По словам дочери, она жаждала самостоятельной работы, ее угнетало положение «первой
дамы королевства».
Аллилуева осталась, пожалуй, единственным человеком в стране, кто не испытывал ужаса
и благоговения перед Сталиным.
Во время очередной первомайской демонстрации, шествуя в колонне Промакадемии,
Аллилуева говорила, глядя на стоящего на Мавзолее вождя: «Мой-то опять не надел шапку.
Простудится».
Но иногда нервы сдавали и у нее. На одном из семейных ужинов, когда маленький Вася
начал капризничать за столом и отказываться есть, она не выдержала и закричала: «Как ты
смеешь не есть, когда миллионы детей голодают?!»
Взбешенный Сталин встал и вышел из-за стола.
«Жить с тобой невозможно», — скажет он жене.

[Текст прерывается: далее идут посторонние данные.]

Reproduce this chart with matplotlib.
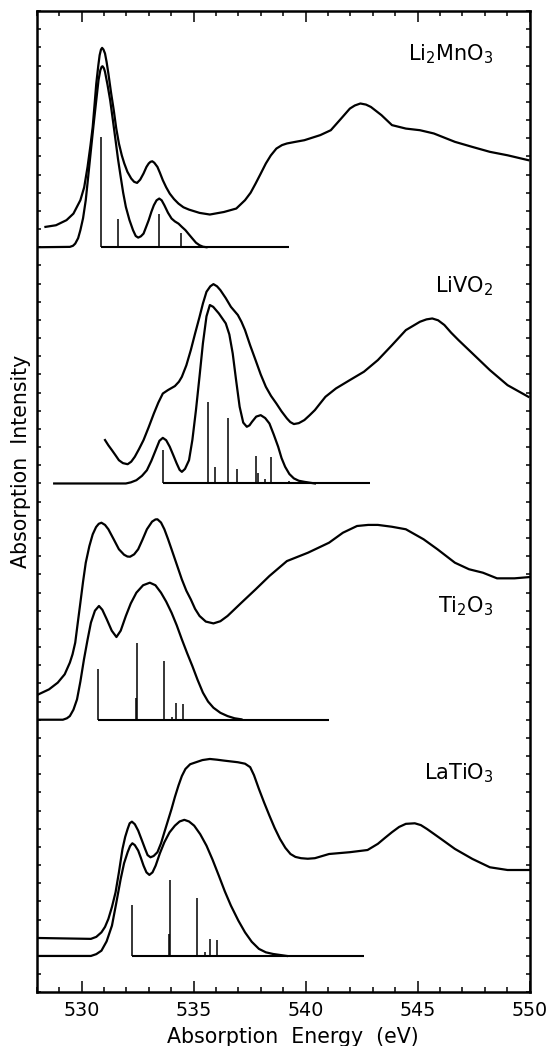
import numpy as np
import matplotlib
matplotlib.use("Agg")
import matplotlib.pyplot as plt
from matplotlib.ticker import MultipleLocator

plt.rcParams['font.family'] = ['DejaVu Sans']
plt.rcParams['mathtext.default'] = 'regular'

# ---------------- data (energy in eV, intensity relative to each baseline) -------------
offsets = [41, 28, 15, 2]
names = ['Li$_2$MnO$_3$', 'LiVO$_2$', 'Ti$_2$O$_3$', 'LaTiO$_3$']
label_y = [51.3, 38.5, 20.9, 11.7]
x_ticks = [530, 535, 540, 545, 550]

# Li2MnO3 : measured spectrum (energy, intensity)
limn_exp = [(528.39, 1.12), (528.86, 1.21), (529.33, 1.49), (529.64, 1.85), (529.95, 2.59),
            (530.12, 3.3), (530.27, 4.42), (530.40, 5.6), (530.50, 6.62), (530.58, 7.8),
            (530.66, 9.01), (530.75, 10.0), (530.81, 10.57), (530.87, 10.88), (530.92, 10.97),
            (530.98, 10.88), (531.05, 10.66), (531.12, 10.2), (531.20, 9.56), (531.32, 8.5),
            (531.44, 7.54), (531.55, 6.55), (531.67, 5.71), (531.80, 5.05), (531.91, 4.61),
            (532.05, 4.15), (532.22, 3.78), (532.35, 3.6), (532.48, 3.54), (532.62, 3.72),
            (532.77, 4.06), (532.90, 4.42), (533.00, 4.61), (533.08, 4.70), (533.16, 4.73),
            (533.25, 4.65), (533.39, 4.42), (533.50, 4.1), (533.63, 3.69), (533.78, 3.3),
            (533.94, 2.95), (534.13, 2.65), (534.33, 2.40), (534.55, 2.2), (534.80, 2.07),
            (535.27, 1.89), (535.73, 1.80), (536.36, 1.94), (536.91, 2.13), (537.30, 2.59),
            (537.55, 3.0), (537.77, 3.50), (538.00, 4.05), (538.23, 4.61), (538.45, 5.05),
            (538.70, 5.43), (538.95, 5.62), (539.17, 5.71), (539.55, 5.80), (539.95, 5.89),
            (540.66, 6.17), (541.13, 6.44), (541.59, 7.08), (541.98, 7.63), (542.20, 7.8),
            (542.45, 7.91), (542.70, 7.85), (542.92, 7.72), (543.39, 7.27), (543.86, 6.72),
            (544.48, 6.53), (545.11, 6.44), (545.73, 6.26), (546.67, 5.80), (547.45, 5.52),
            (548.23, 5.25), (549.02, 5.06), (549.95, 4.79)]
# Li2MnO3 : calculated spectrum
limn_th = [(528.0, 0), (529.48, 0.02), (529.62, 0.08), (529.72, 0.20), (529.85, 0.5),
           (529.95, 0.94), (530.07, 1.6), (530.19, 2.59), (530.30, 3.9), (530.42, 5.34),
           (530.54, 6.75), (530.66, 8.09), (530.76, 9.2), (530.84, 9.74), (530.90, 9.93),
           (530.94, 9.96), (531.0, 9.85), (531.05, 9.65), (531.16, 8.95), (531.28, 8.09),
           (531.40, 7.0), (531.52, 5.89), (531.63, 4.85), (531.75, 3.87), (531.86, 3.0),
           (531.98, 2.22), (532.14, 1.5), (532.30, 0.94), (532.42, 0.62), (532.53, 0.53),
           (532.65, 0.6), (532.77, 0.75), (532.88, 1.1), (533.00, 1.49), (533.12, 1.95),
           (533.23, 2.31), (533.35, 2.58), (533.47, 2.68), (533.58, 2.58), (533.70, 2.31),
           (533.86, 1.9), (534.02, 1.58), (534.17, 1.42), (534.33, 1.30), (534.48, 1.12),
           (534.64, 0.94), (534.80, 0.7), (534.95, 0.48), (535.11, 0.25), (535.27, 0.11),
           (535.42, 0.03), (535.58, 0)]
limn_stick_x = [530.89, 531.64, 533.47, 534.44]
limn_stick_h = [6.07, 1.58, 1.85, 0.81]
limn_base_end = 539.25

# LiVO2
livo_exp = [(531.05, 2.39), (531.20, 2.1), (531.36, 1.83), (531.52, 1.55), (531.67, 1.28),
            (531.85, 1.12), (532.06, 1.06), (532.22, 1.2), (532.38, 1.47), (532.57, 1.9),
            (532.77, 2.39), (533.0, 3.1), (533.23, 3.85), (533.43, 4.45), (533.63, 4.95),
            (533.86, 5.14), (534.17, 5.36), (534.35, 5.6), (534.48, 5.87), (534.68, 6.5),
            (534.88, 7.34), (535.07, 8.25), (535.27, 9.17), (535.42, 9.9), (535.58, 10.55),
            (535.75, 10.85), (535.89, 10.97), (536.05, 10.85), (536.20, 10.64), (536.44, 10.2),
            (536.67, 9.72), (536.98, 9.27), (537.14, 8.9), (537.30, 8.44), (537.53, 7.6),
            (537.77, 6.79), (538.0, 6.0), (538.23, 5.32), (538.46, 4.82), (538.70, 4.40),
            (538.93, 3.97), (539.17, 3.58), (539.32, 3.38), (539.48, 3.27), (539.70, 3.32),
            (539.95, 3.49), (540.18, 3.75), (540.42, 4.04), (540.65, 4.4), (540.89, 4.77),
            (541.36, 5.23), (541.98, 5.69), (542.61, 6.15), (543.23, 6.79), (543.86, 7.61),
            (544.48, 8.44), (545.11, 8.90), (545.40, 9.03), (545.66, 9.08), (545.92, 8.98),
            (546.20, 8.72), (546.50, 8.3), (546.83, 7.89), (547.45, 7.16), (548.23, 6.24),
            (549.02, 5.41), (549.95, 4.77)]
livo_th = [(528.78, 0), (531.98, 0), (532.20, 0.06), (532.45, 0.18), (532.70, 0.42),
           (532.92, 0.73), (533.12, 1.25), (533.31, 1.83), (533.48, 2.35), (533.63, 2.51),
           (533.78, 2.38), (533.94, 2.02), (534.10, 1.55), (534.25, 1.10), (534.38, 0.75),
           (534.48, 0.64), (534.62, 0.8), (534.80, 1.28), (534.95, 2.4), (535.11, 4.04),
           (535.27, 5.9), (535.42, 7.71), (535.58, 9.2), (535.73, 9.82), (535.88, 9.72),
           (536.13, 9.36), (536.44, 8.81), (536.60, 8.2), (536.75, 7.16), (536.90, 5.7),
           (537.06, 4.22), (537.22, 3.35), (537.38, 3.12), (537.50, 3.2), (537.61, 3.39),
           (537.80, 3.68), (538.00, 3.76), (538.20, 3.6), (538.39, 3.30), (538.58, 2.7),
           (538.78, 2.02), (538.93, 1.4), (539.09, 0.92), (539.28, 0.52), (539.48, 0.28),
           (539.70, 0.15), (539.95, 0.09), (540.42, 0)]
livo_stick_x = [533.66, 535.63, 535.97, 536.52, 536.95, 537.80, 537.89, 538.19, 538.48, 539.25]
livo_stick_h = [1.83, 4.50, 0.92, 3.58, 0.77, 1.50, 0.55, 0.22, 1.43, 0.13]
livo_base_end = 542.89

# Ti2O3
tio_exp = [(528.0, 1.35), (528.55, 1.67), (528.94, 2.04), (529.25, 2.50), (529.48, 3.14),
           (529.60, 3.6), (529.72, 4.24), (529.83, 5.3), (529.95, 6.44), (530.07, 7.6),
           (530.19, 8.64), (530.35, 9.55), (530.50, 10.20), (530.65, 10.6), (530.77, 10.78),
           (530.89, 10.84), (531.05, 10.72), (531.20, 10.48), (531.45, 9.9), (531.67, 9.38),
           (531.90, 9.08), (532.05, 8.98), (532.17, 8.97), (532.35, 9.1), (532.53, 9.38),
           (532.72, 9.9), (532.92, 10.48), (533.15, 10.9), (533.30, 11.02), (533.39, 11.03),
           (533.55, 10.85), (533.70, 10.48), (533.86, 9.95), (534.02, 9.38), (534.25, 8.55),
           (534.48, 7.72), (534.68, 7.1), (534.88, 6.62), (535.07, 6.1), (535.27, 5.71),
           (535.55, 5.4), (535.89, 5.30), (536.20, 5.42), (536.52, 5.71), (537.14, 6.44),
           (537.77, 7.17), (538.39, 7.91), (539.17, 8.73), (540.11, 9.19), (541.05, 9.74),
           (541.67, 10.29), (542.30, 10.66), (542.80, 10.72), (543.23, 10.72), (543.85, 10.62),
           (544.48, 10.48), (545.27, 9.93), (545.89, 9.38), (546.67, 8.64), (547.30, 8.28),
           (547.92, 8.09), (548.55, 7.78), (549.33, 7.78), (550.0, 7.85)]
tio_th = [(528.0, 0), (529.17, 0), (529.35, 0.08), (529.48, 0.20), (529.64, 0.55),
          (529.80, 1.12), (529.95, 2.1), (530.11, 3.32), (530.27, 4.4), (530.42, 5.34),
          (530.60, 6.0), (530.78, 6.26), (530.93, 6.05), (531.13, 5.52), (531.35, 4.9),
          (531.56, 4.55), (531.75, 4.9), (531.98, 5.71), (532.20, 6.4), (532.45, 6.99),
          (532.75, 7.4), (533.05, 7.54), (533.30, 7.4), (533.55, 6.99), (533.78, 6.5),
          (534.02, 5.89), (534.25, 5.2), (534.48, 4.42), (534.72, 3.65), (534.95, 2.95),
          (535.18, 2.2), (535.42, 1.49), (535.65, 1.0), (535.89, 0.66), (536.20, 0.38),
          (536.52, 0.20), (536.83, 0.08), (537.14, 0.02)]
tio_stick_x = [530.73, 532.42, 532.47, 533.67, 534.02, 534.22, 534.53]
tio_stick_h = [2.81, 1.21, 4.24, 3.23, 0.17, 0.94, 0.88]
tio_base_end = 541.05

# LaTiO3
lat_exp = [(528.0, 0.99), (530.42, 0.94), (530.66, 1.05), (530.89, 1.30), (531.05, 1.6),
           (531.20, 2.04), (531.36, 2.7), (531.52, 3.50), (531.67, 4.6), (531.83, 5.89),
           (531.95, 6.55), (532.06, 6.99), (532.15, 7.3), (532.25, 7.39), (532.38, 7.25),
           (532.53, 6.90), (532.70, 6.35), (532.84, 5.89), (532.95, 5.55), (533.08, 5.43),
           (533.22, 5.5), (533.39, 5.71), (533.55, 6.2), (533.70, 6.81), (533.86, 7.45),
           (534.02, 8.09), (534.17, 8.75), (534.33, 9.38), (534.48, 9.9), (534.64, 10.29),
           (534.85, 10.55), (535.11, 10.66), (535.40, 10.78), (535.73, 10.84), (536.05, 10.8),
           (536.36, 10.75), (536.98, 10.66), (537.30, 10.58), (537.53, 10.39), (537.70, 9.95),
           (537.92, 9.19), (538.15, 8.45), (538.39, 7.72), (538.62, 7.05), (538.86, 6.44),
           (539.10, 5.95), (539.33, 5.61), (539.55, 5.45), (539.80, 5.38), (540.10, 5.35),
           (540.42, 5.38), (541.05, 5.61), (541.98, 5.71), (542.77, 5.83), (543.23, 6.17),
           (543.55, 6.5), (543.86, 6.81), (544.18, 7.1), (544.48, 7.27), (544.88, 7.30),
           (545.15, 7.2), (545.42, 6.99), (545.73, 6.72), (546.05, 6.44), (546.67, 5.89),
           (547.45, 5.34), (548.23, 4.88), (549.02, 4.73), (550.0, 4.73)]
lat_th = [(528.0, 0), (530.42, 0), (530.66, 0.1), (530.89, 0.29), (531.12, 0.8),
          (531.36, 1.67), (531.55, 2.9), (531.75, 4.24), (531.90, 5.1), (532.06, 5.71),
          (532.17, 6.05), (532.27, 6.20), (532.38, 6.1), (532.53, 5.80), (532.65, 5.4),
          (532.77, 4.97), (532.90, 4.6), (533.03, 4.46), (533.17, 4.6), (533.31, 4.97),
          (533.50, 5.65), (533.70, 6.26), (533.93, 6.8), (534.17, 7.17), (534.38, 7.4),
          (534.59, 7.49), (534.80, 7.4), (535.03, 7.17), (535.30, 6.7), (535.58, 6.07),
          (535.85, 5.3), (536.13, 4.42), (536.40, 3.55), (536.67, 2.77), (537.00, 1.95),
          (537.30, 1.30), (537.60, 0.78), (537.92, 0.39), (538.23, 0.2), (538.55, 0.11),
          (539.17, 0)]
lat_stick_x = [532.25, 533.91, 533.97, 535.16, 535.53, 535.73, 536.03]
lat_stick_h = [2.83, 1.21, 4.20, 3.19, 0.20, 0.94, 0.88]
lat_base_end = 542.61

# ---------------- figure ----------------
fig = plt.figure(figsize=(5.48, 10.46), dpi=100)
ax = fig.add_axes([36.7 / 548, 53.7 / 1046, (529.5 - 36.7) / 548, (992.3 - 11) / 1046])

spectra = [
    (limn_exp, limn_th, limn_stick_x, limn_stick_h, limn_base_end),
    (livo_exp, livo_th, livo_stick_x, livo_stick_h, livo_base_end),
    (tio_exp, tio_th, tio_stick_x, tio_stick_h, tio_base_end),
    (lat_exp, lat_th, lat_stick_x, lat_stick_h, lat_base_end),
]

for (exp, th, sx, sh, bend), off, name, ly in zip(spectra, offsets, names, label_y):
    ex, ey = np.array(exp).T
    tx, ty = np.array(th).T
    ax.plot(ex, ey + off, color='black', lw=1.6, solid_joinstyle='round')
    ax.plot(tx, ty + off, color='black', lw=1.6, solid_joinstyle='round')
    ax.hlines(off, sx[0], bend, color='black', lw=1.5)
    ax.vlines(sx, off, np.array(sh) + off, color='black', lw=1.1)
    ax.text(548.4, ly, name, ha='right', va='baseline', fontsize=15)

ax.set_xlim(528, 550)
ax.set_ylim(0, 54)
ax.set_xticks(x_ticks)
ax.xaxis.set_minor_locator(MultipleLocator(1))
ax.yaxis.set_major_locator(MultipleLocator(1))
ax.set_yticklabels([])
ax.tick_params(axis='x', which='major', direction='in', length=7.9, width=1.1,
               top=True, bottom=True, labelsize=13.8, pad=6)
ax.tick_params(axis='x', which='minor', direction='in', length=3.6, width=1.1,
               top=True, bottom=True)
ax.tick_params(axis='y', which='major', direction='in', length=3.2, width=1.1,
               left=True, right=True, labelleft=False)
for sp in ax.spines.values():
    sp.set_linewidth(1.8)

fig.text(292.5 / 548, 1 - 1043 / 1046, 'Absorption  Energy  (eV)', ha='center',
         va='baseline', fontsize=14.8)
fig.text(21 / 548, 1 - 461 / 1046, 'Absorption  Intensity', ha='center', va='center',
         rotation=90, fontsize=14.8)

fig.savefig('out.png', dpi=100)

А потом, помолчав, добавит: «Но и без
тебя жить невозможно».
Приемный сын Сталина Артем Сергеев описывал Надежду Сергеевну и ее манеру
Сборник: «Сталин. Большая книга о нем»
30
одеваться:
«Очень скромно, очень элегантно: как правило, темно-синий шерстяной жакет,
темно-синяя юбка немного ниже колен и белая блузка, черные туфли-лодочки. Никаких
украшений, никакой парфюмерии, косметики. На ней эта скромная одежда прекрасно
смотрелась. Она мне казалась самой красивой женщиной, какая только есть, и надетое на ней
казалось лучшим из всего, что может быть. Она всегда была очень собрана, подобрана,
аккуратна.
Она очень четкой в делах была. Для детей был определенный порядок, режим: и в еде, и в
поведении, и в работе. Соблюдался четкий распорядок: во сколько нужно встать, когда что
делать. Надежда Сергеевна требовала этого и следила за исполнением. Правда, в их доме
соблюдать совершенно неукоснительно все не всегда удавалось, потому что если Сталин
приходил немного раньше обычного домой, то для детей режим тут же нарушался, и начиналось
общение с ним: какие-то вопросы, очень интересные разговоры, и не поучения, а рассказы о
чем-то, обогащавшие память, кругозор.
Надежда Сергеевна была внешне немножко строже, казалось, требовала больше четкости.
Если надо было что-то делать, то Сталин разъяснял, советовал, как лучше, а от нее следовали
четкие и короткие указания. И, может быть, менее приятные в восприятии детей».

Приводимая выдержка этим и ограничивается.